We both need to understand that we are two different people and will have differences but we are mature enough to be able to work through them without walking all over the other person..

Posted

This isa good question. What is true compatibility? Being attracted to each other might bea good reason to get together but That isn't a strong bond that will last in the long run. If you have similar values and some interest that you share. Those are things that would help make a relationship stronger. But what might be missing is the the other side of the coin is the things we need that the other person provides. The differences can be as important as the the things we have in common.

  • Author
Posted
This sounds like an essay question my mental health professor might ask. How much do you want to overanalyze the question? Being compatible is nothing more than having somewhat similar views on the issues you find most important. That's it. I can tell your female, though!

 

:rolleyes:

 

I'm sorry you found my question too mentally taxing.

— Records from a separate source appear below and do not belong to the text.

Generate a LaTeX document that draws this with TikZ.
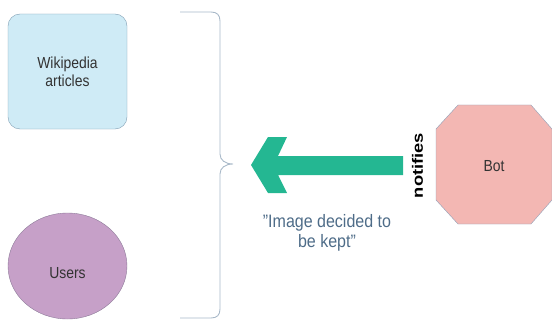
\documentclass[tikz,border=0pt]{standalone}
\usepackage{fontspec}
\setmainfont{Liberation Sans}
\definecolor{wikifill}{HTML}{CFEBF6}
\definecolor{wikiline}{HTML}{7F9DB2}
\definecolor{userfill}{HTML}{C6A0C8}
\definecolor{userline}{HTML}{8C7A98}
\definecolor{botfill}{HTML}{F3B7B3}
\definecolor{botline}{HTML}{8FA0B8}
\definecolor{bracecol}{HTML}{A8B8C8}
\definecolor{arrowcol}{HTML}{24B792}
\definecolor{captioncol}{HTML}{4E6C88}
\tikzset{
  lbl/.style={font=\fontsize{16}{18}\selectfont, text=black!80, align=center, xscale=0.87},
  captext/.style={font=\fontsize{18}{20}\selectfont, text=captioncol, align=center, xscale=0.89},
}
\begin{document}
\begin{tikzpicture}[x=1pt,y=-1pt]
\useasboundingbox (0,0) rectangle (552,329);
% Wikipedia articles
\draw[wikiline, fill=wikifill, rounded corners=12pt] (8,14) rectangle (127,129);
\node[lbl] (wiki) at (67.5,72) {Wikipedia\\articles};
% Users
\draw[userline, fill=userfill] (67.5,266) ellipse [x radius=59.5, y radius=53];
\node[lbl] (users) at (67.5,273) {Users};
% Brace
\draw[bracecol, line width=0.9pt] (180,12) -- (211,12)
  .. controls (217,12) and (220,15) .. (220,21)
  -- (220,154)
  .. controls (220,160) and (225,164) .. (233,164)
  .. controls (225,164) and (220,168) .. (220,174)
  -- (220,309)
  .. controls (220,315) and (217,318) .. (211,318)
  -- (180,318);
% Bot
\draw[botline, fill=botfill] (458,105) -- (531,105) -- (552,129) -- (552,200)
  -- (531,224) -- (458,224) -- (436,200) -- (436,129) -- cycle;
\node[lbl] (bot) at (494,166) {Bot};
% notifies
\node[rotate=90, font=\bfseries\fontsize{15}{17}\selectfont, inner sep=0pt] (notif) at (417.5,165.5) {\scalebox{1.22}[1]{notifies}};
% Arrow
\fill[arrowcol] (251,165) -- (268,137) -- (287,137) -- (278,156) -- (403,156)
  -- (403,175) -- (278,175) -- (287,193) -- (268,193) -- cycle;
% caption
\node[captext] (caption) at (327,233) {\char34 Image decided to\\be kept\char34};
\end{tikzpicture}
\end{document}
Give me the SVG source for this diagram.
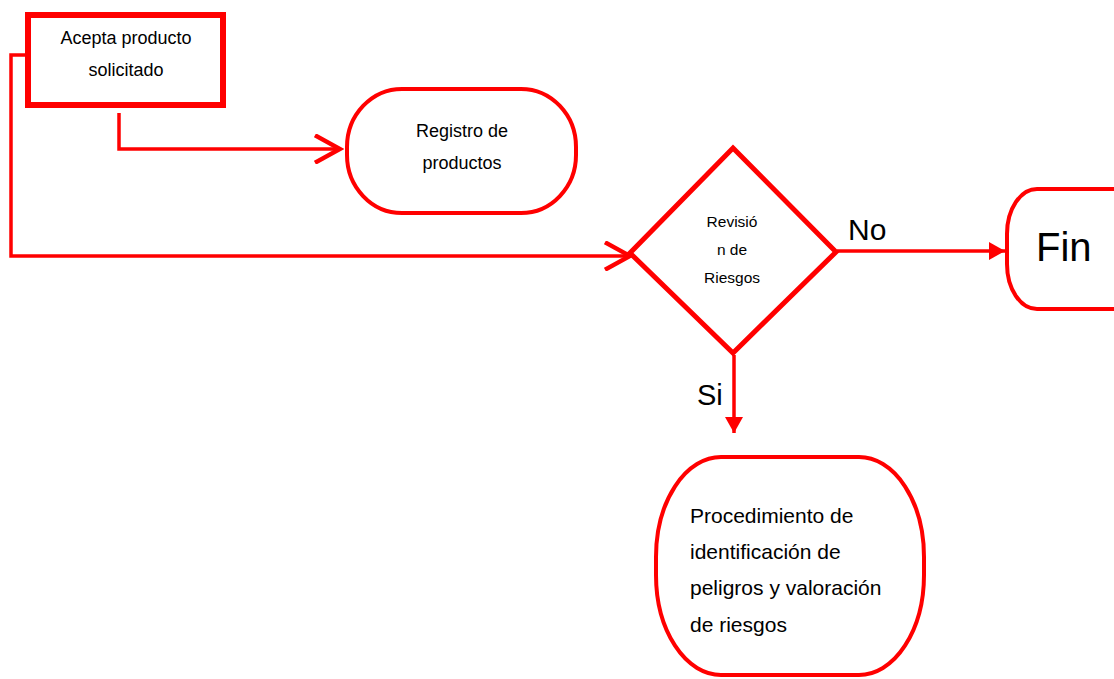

That's ok hun. I could tell you are a male, tho! ;)

 

K.:bunny:

  • Author
Posted
For me personally:

Total compatibility would be: we share similar values, morals, ethics, parenting styles, similar interests, relationship expectations. We are able to compromise where we have differences. We have physical attraction. We are able to communicate respectfully with one another.

 

We both need to understand that we are two different people and will have differences but we are mature enough to be able to work through them without walking all over the other person..

 

Good response Padameckla *not to say that there's a bad response :p *

 

I totally agree with you in that to me compatibility is MORE than just similar interests/ethics. It's more than just the things we have in common.

 

K. :bunny:

  • Author
Posted
This isa good question. What is true compatibility? Being attracted to each other might bea good reason to get together but That isn't a strong bond that will last in the long run. If you have similar values and some interest that you share. Those are things that would help make a relationship stronger. But what might be missing is the the other side of the coin is the things we need that the other person provides. The differences can be as important as the the things we have in common.

 

OMG this is exactly how I feel! I'm so glad someone was able to verbalize it!:D

 

Alot of time I've heard ppl complain in their rel'ships that their SO is nothing like them, doesn't do things the way they tho, doesn't see things eye to eye... etc... and thus they're 'incompatible' :rolleyes:

 

I think the differences is what draws me to a person. I personally, could not see myself with someone who shared my exact same views, outlook on life, personality, ambitions, goals etc... eww! Like talking to myself. :( I thrive on the differences (as long as they aren't TOOO great), and I think that's what I view as compatibility: that 'click' with someone who keeps me balanced and/or grounded. The things/attributes I lack, they have & VICE VERSA. We complement each other.

 

K.:bunny:

Posted

There has to be a balance there some glue to hold you together a glue besides great sex. Then just the right balance of differences to keep things interesting and alive.

Posted

It's important to be compatible in some respects; if you don't agree on money, religion, and children, you'll have a miserable life. Go find The Idiot's Guide to Relationships - it's a great book listing the areas of compatibility that make the difference between good and bad relationships.

 

It's easy to say 'we just click - nothing else is important' in the early heady days of a relationship, but when you are living together and fighting about everything that you don't agree on you realize that compatibility is indeed critical.